The SCSp seldom faces the targeted investments directly. Instead, the SCSp typically invests via another entity (Aggregator) through which US and/or Cayman investor-facing vehicles that are part of the same fund complex also invest. Between the SCSp and the Aggregator, USFM often structure so-called blocker or splitter entities to accommodate the tax needs of certain pools of investors and carried interest holders.
If the SCSp exposes at least 85% of its assets in another AIF, the SCSp qualifies as a ‘feeder AIF’ (Feeder AIF) and the other AIF qualifies as a ‘master AIF’ (Master AIF). Assets exposed in AIFs with identical investment strategies must be aggregated to assess the 85% rule. The 85% rule is applied on a look-through basis.
The benefit of the passport is lost if the SCSp is a Feeder AIF to a non-EEA Master AIF. The rationale is that a marketing passport should only benefit EEA Feeder AIFs if the investment strategy is predominantly conducted through AIFs that are themselves entitled to the passport. Hence, a European Feeder AIF to a Delaware or Cayman Master AIF would not benefit from the marketing passport. On the other hand, non-EEA AIFs that invest in parallel with the SCSp are not problematic for the 85% rule.
When the fund structure is on the drawing board, it is thus key to verify whether any non-EEA vehicle to which the SCSp exposes 85% or more of its assets qualifies, from an EU perspective, as an AIF. The latter is in principle only the case if the non-EEA vehicle conducts its own investment policy and aims to directly or indirectly onboard external capital. It can generally be held that non-EEA structuring vehicles below an SCSp such as aggregators, blockers and splitters do not qualify as AIFs and are thus not problematic.
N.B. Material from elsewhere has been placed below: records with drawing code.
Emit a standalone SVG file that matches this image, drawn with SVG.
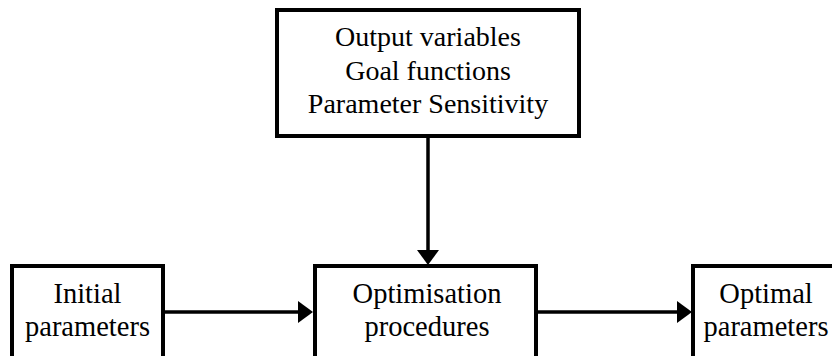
<svg xmlns="http://www.w3.org/2000/svg" width="832" height="356" viewBox="0 0 832 356">
  <style>
    .box { fill: #fff; stroke: #000; stroke-width: 4; }
    .conn { stroke: #000; stroke-width: 3.5; fill: none; marker-end: url(#arrow); }
  </style>
  <defs>
    <marker id="arrow" viewBox="0 0 15 22" refX="0" refY="11" markerWidth="15" markerHeight="22" markerUnits="userSpaceOnUse" orient="auto">
      <path d="M0,0 L15,11 L0,22 z" fill="#000"/>
    </marker>
  </defs>
  <rect width="832" height="356" fill="#fff"/>
  <g id="connectors">
    <line class="conn" x1="428" y1="136" x2="428" y2="250"/>
    <line class="conn" x1="163" y1="312" x2="298" y2="312"/>
    <line class="conn" x1="536" y1="312" x2="677" y2="312"/>
  </g>
  <g id="node-outputs">
    <rect class="box" x="277" y="10" width="302" height="126"/>
    <text x="428" y="46" font-family="Liberation Serif, serif" font-size="28" text-anchor="middle">Output variables</text>
    <text x="428" y="80" font-family="Liberation Serif, serif" font-size="28" text-anchor="middle">Goal functions</text>
    <text x="428" y="113" font-family="Liberation Serif, serif" font-size="28" text-anchor="middle">Parameter Sensitivity</text>
  </g>
  <g id="node-initial">
    <rect class="box" x="12" y="266" width="151" height="92"/>
    <text x="87.5" y="303" font-family="Liberation Serif, serif" font-size="28.5" text-anchor="middle">Initial</text>
    <text x="87.5" y="336" font-family="Liberation Serif, serif" font-size="28.5" text-anchor="middle">parameters</text>
  </g>
  <g id="node-optimisation">
    <rect class="box" x="315" y="266" width="221" height="92"/>
    <text x="427" y="303" font-family="Liberation Serif, serif" font-size="28.5" text-anchor="middle">Optimisation</text>
    <text x="427" y="336" font-family="Liberation Serif, serif" font-size="28.5" text-anchor="middle">procedures</text>
  </g>
  <g id="node-optimal">
    <rect class="box" x="693" y="266" width="146" height="92"/>
    <text x="766" y="303" font-family="Liberation Serif, serif" font-size="28.5" text-anchor="middle">Optimal</text>
    <text x="766" y="336" font-family="Liberation Serif, serif" font-size="28.5" text-anchor="middle">parameters</text>
  </g>
</svg>
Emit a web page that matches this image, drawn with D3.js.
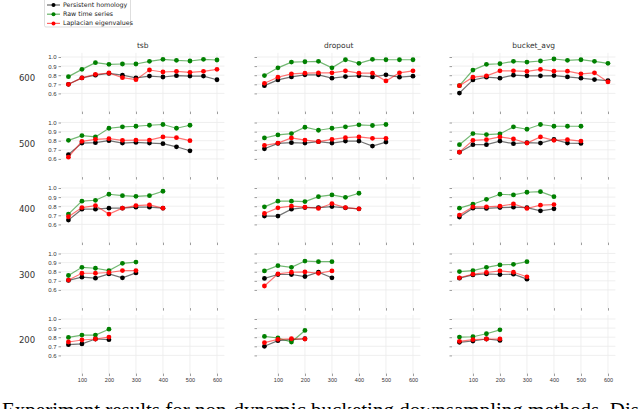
<!DOCTYPE html>
<html>
<head>
<meta charset="utf-8">
<script src="https://cdn.jsdelivr.net/npm/d3@7"></script>
<style>
  body { margin: 0; background: #fff; }
  svg { display: block; }
</style>
</head>
<body>
<div id="chart"></div>
<script>
// =======================
// GRID OF LINE CHARTS
// accuracy vs. sample count, by downsampling method and series length
// =======================

const rowSizes = [600, 500, 400, 300, 200];
const methods = ["tsb", "dropout", "bucket_avg"];
const xValues = [50, 100, 150, 200, 250, 300, 350, 400, 450, 500, 550, 600];
const xTicks = [100, 200, 300, 400, 500, 600];
const yTicks = [0.6, 0.7, 0.8, 0.9, 1.0];
const seriesNames = ["Persistent homology", "Raw time series", "Laplacian eigenvalues"];
const seriesColors = ["#000000", "#008000", "#ff0000"];

// one list per row (600, 500, 400, 300, 200)
const homologyTsb = [
  [0.70, 0.77, 0.80, 0.82, 0.80, 0.77, 0.79, 0.78, 0.795, 0.79, 0.79, 0.75],
  [0.648, 0.774, 0.778, 0.80, 0.774, 0.781, 0.774, 0.767, 0.733, 0.689],
  [0.647, 0.767, 0.767, 0.778, 0.778, 0.789, 0.789, 0.778],
  [0.704, 0.740, 0.729, 0.776, 0.733, 0.787],
  [0.718, 0.726, 0.780, 0.773]
];
const rawTsb = [
  [0.784, 0.864, 0.938, 0.919, 0.923, 0.923, 0.952, 0.974, 0.963, 0.956, 0.974, 0.967],
  [0.804, 0.856, 0.841, 0.937, 0.952, 0.959, 0.970, 0.978, 0.937, 0.970],
  [0.713, 0.855, 0.865, 0.931, 0.916, 0.909, 0.916, 0.964],
  [0.758, 0.848, 0.838, 0.812, 0.892, 0.906],
  [0.798, 0.823, 0.823, 0.888]
];
const laplacianTsb = [
  [0.70, 0.77, 0.81, 0.824, 0.773, 0.751, 0.857, 0.835, 0.842, 0.832, 0.842, 0.864],
  [0.619, 0.793, 0.815, 0.822, 0.804, 0.807, 0.807, 0.841, 0.833, 0.80],
  [0.684, 0.785, 0.807, 0.713, 0.778, 0.807, 0.815, 0.778],
  [0.708, 0.783, 0.783, 0.791, 0.812, 0.812],
  [0.747, 0.769, 0.780, 0.801]
];

const homologyDropout = [
  [0.685, 0.748, 0.781, 0.804, 0.804, 0.767, 0.785, 0.793, 0.781, 0.804, 0.778, 0.789],
  [0.711, 0.770, 0.778, 0.774, 0.789, 0.774, 0.796, 0.796, 0.741, 0.785],
  [0.691, 0.691, 0.767, 0.785, 0.785, 0.796, 0.782, 0.771],
  [0.726, 0.769, 0.769, 0.747, 0.794, 0.733],
  [0.700, 0.762, 0.773, 0.783]
];
const rawDropout = [
  [0.796, 0.881, 0.944, 0.948, 0.952, 0.881, 0.970, 0.930, 0.974, 0.970, 0.970, 0.970],
  [0.830, 0.863, 0.878, 0.948, 0.915, 0.937, 0.952, 0.974, 0.967, 0.978],
  [0.793, 0.855, 0.855, 0.851, 0.905, 0.924, 0.898, 0.942],
  [0.809, 0.866, 0.848, 0.917, 0.910, 0.910],
  [0.809, 0.791, 0.747, 0.874]
];
const laplacianDropout = [
  [0.711, 0.778, 0.815, 0.822, 0.826, 0.826, 0.848, 0.822, 0.822, 0.737, 0.826, 0.848],
  [0.748, 0.774, 0.830, 0.807, 0.789, 0.815, 0.833, 0.841, 0.826, 0.826],
  [0.720, 0.782, 0.800, 0.789, 0.775, 0.829, 0.785, 0.771],
  [0.643, 0.776, 0.794, 0.798, 0.783, 0.809],
  [0.740, 0.776, 0.783, 0.780]
];

const homologyBucket = [
  [0.604, 0.748, 0.778, 0.767, 0.800, 0.793, 0.793, 0.796, 0.781, 0.767, 0.752, 0.741],
  [0.674, 0.756, 0.756, 0.796, 0.767, 0.778, 0.774, 0.815, 0.774, 0.770],
  [0.680, 0.778, 0.775, 0.785, 0.789, 0.785, 0.749, 0.771],
  [0.729, 0.765, 0.776, 0.769, 0.773, 0.718],
  [0.744, 0.758, 0.780, 0.765]
];
const rawBucket = [
  [0.685, 0.856, 0.919, 0.926, 0.952, 0.944, 0.956, 0.978, 0.963, 0.970, 0.952, 0.930],
  [0.756, 0.878, 0.867, 0.874, 0.952, 0.926, 0.978, 0.959, 0.959, 0.959],
  [0.778, 0.822, 0.876, 0.931, 0.924, 0.953, 0.960, 0.905],
  [0.801, 0.812, 0.848, 0.874, 0.881, 0.910],
  [0.801, 0.805, 0.838, 0.881]
];
const laplacianBucket = [
  [0.685, 0.778, 0.793, 0.848, 0.848, 0.841, 0.863, 0.844, 0.844, 0.815, 0.826, 0.726],
  [0.674, 0.804, 0.811, 0.841, 0.819, 0.774, 0.841, 0.804, 0.811, 0.796],
  [0.702, 0.793, 0.793, 0.800, 0.825, 0.775, 0.811, 0.818],
  [0.733, 0.773, 0.791, 0.809, 0.794, 0.744],
  [0.755, 0.773, 0.780, 0.780]
];

const panelData = {
  tsb: [homologyTsb, rawTsb, laplacianTsb],
  dropout: [homologyDropout, rawDropout, laplacianDropout],
  bucket_avg: [homologyBucket, rawBucket, laplacianBucket]
};

const width = 640, height = 409;
const colLeft = [61, 257, 452];     // left edge of each panel
const panelW = 163.4;
const rowTop = 52.9, rowStep = 65.5, panelH = 58.7;

const svg = d3.select("#chart")
  .append("svg")
    .attr("width", width)
    .attr("height", height)
    .style("font-family", "'DejaVu Sans', sans-serif");

methods.forEach((method, c) => {
  rowSizes.forEach((size, r) => {
    const top = rowTop + r * rowStep;

    const x = d3.scaleLinear()
      .domain([22.5, 627.5])
      .range([colLeft[c], colLeft[c] + panelW]);

    const y = d3.scaleLinear()
      .domain([0.4, 1.045])
      .range([top + panelH, top]);

    const g = svg.append("g");

    // grid
    g.selectAll(".vgrid")
      .data(xTicks)
      .enter().append("line")
        .attr("x1", d => x(d)).attr("x2", d => x(d))
        .attr("y1", top).attr("y2", top + panelH)
        .attr("stroke", "#ebebeb")
        .attr("stroke-width", 0.8);

    g.selectAll(".hgrid")
      .data(yTicks)
      .enter().append("line")
        .attr("x1", colLeft[c]).attr("x2", colLeft[c] + panelW)
        .attr("y1", d => y(d)).attr("y2", d => y(d))
        .attr("stroke", "#ebebeb")
        .attr("stroke-width", 0.8);

    // axes (no spines, small ticks)
    const xAxis = g.append("g")
      .attr("transform", `translate(0,${top + panelH})`)
      .call(d3.axisBottom(x).tickValues(xTicks).tickSize(2.5).tickPadding(2)
        .tickFormat(r === rowSizes.length - 1 ? d3.format("d") : ""));
    xAxis.select(".domain").remove();
    xAxis.selectAll("line").attr("stroke", "#555").attr("stroke-width", 0.6);
    xAxis.selectAll("text").attr("fill", "#333").style("font-size", "5.5px");

    const yAxis = g.append("g")
      .attr("transform", `translate(${colLeft[c]},0)`)
      .call(d3.axisLeft(y).tickValues(yTicks).tickSize(2.5).tickPadding(2)
        .tickFormat(c === 0 ? d3.format(".1f") : ""));
    yAxis.select(".domain").remove();
    yAxis.selectAll("line").attr("stroke", "#555").attr("stroke-width", 0.6);
    yAxis.selectAll("text").attr("fill", "#333").style("font-size", "6px");

    // lines + markers
    const line = d3.line()
      .x((d, i) => x(xValues[i]))
      .y(d => y(d));

    panelData[method].forEach((series, s) => {
      const vals = series[r];
      g.append("path")
        .datum(vals)
        .attr("fill", "none")
        .attr("stroke", seriesColors[s])
        .attr("stroke-opacity", 0.55)
        .attr("stroke-width", 1.2)
        .attr("d", line);

      g.selectAll(".pt" + s)
        .data(vals)
        .enter().append("circle")
          .attr("cx", (d, i) => x(xValues[i]))
          .attr("cy", d => y(d))
          .attr("r", 2.4)
          .attr("fill", seriesColors[s]);
    });

    // column titles
    if (r === 0) {
      svg.append("text")
        .attr("x", colLeft[c] + panelW / 2)
        .attr("y", top - 5)
        .attr("text-anchor", "middle")
        .attr("fill", "#333")
        .style("font-size", "7.5px")
        .text(method);
    }

    // row labels
    if (c === 0) {
      svg.append("text")
        .attr("x", 27)
        .attr("y", top + 26)
        .attr("text-anchor", "middle")
        .attr("dominant-baseline", "middle")
        .attr("fill", "#333")
        .style("font-size", "8.5px")
        .text(size);
    }
  });
});

// Legend
const legend = svg.append("g");
legend.append("rect")
  .attr("x", 44.5).attr("y", -3)
  .attr("width", 86).attr("height", 30)
  .attr("rx", 1.5)
  .attr("fill", "#fff")
  .attr("stroke", "#d0d0d0")
  .attr("stroke-width", 0.7);

seriesNames.forEach((name, i) => {
  const ly = 5 + i * 9.2;
  legend.append("line")
    .attr("x1", 47).attr("x2", 60)
    .attr("y1", ly).attr("y2", ly)
    .attr("stroke", seriesColors[i])
    .attr("stroke-opacity", 0.6)
    .attr("stroke-width", 1.2);
  legend.append("circle")
    .attr("cx", 53.5).attr("cy", ly)
    .attr("r", 2)
    .attr("fill", seriesColors[i]);
  legend.append("text")
    .attr("x", 63).attr("y", ly)
    .attr("dominant-baseline", "middle")
    .attr("fill", "#222")
    .style("font-size", "6.3px")
    .text(name);
});

// Caption (cut off at the bottom edge, as in the source page)
svg.append("text")
  .attr("x", 2)
  .attr("y", 417)
  .attr("fill", "#000")
  .style("font-family", "'Liberation Serif', 'Times New Roman', serif")
  .style("font-size", "21px")
  .text("Experiment results for non-dynamic bucketing downsampling methods. Dis");
</script>
</body>
</html>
The 85% rule does technically not provide a ramp-up. However, an SCSp that conducts e.g. a secondary fund strategy and makes its first investment in a non-EEA AIF should not immediately lose its passporting rights. As long as its genuine intention is to dilute below 85% by the end of the investment period, passporting rights should remain valid.
When USFM tap into the pool of EEA capital with a passported SCSp, they should have the master-feeder rules top of mind.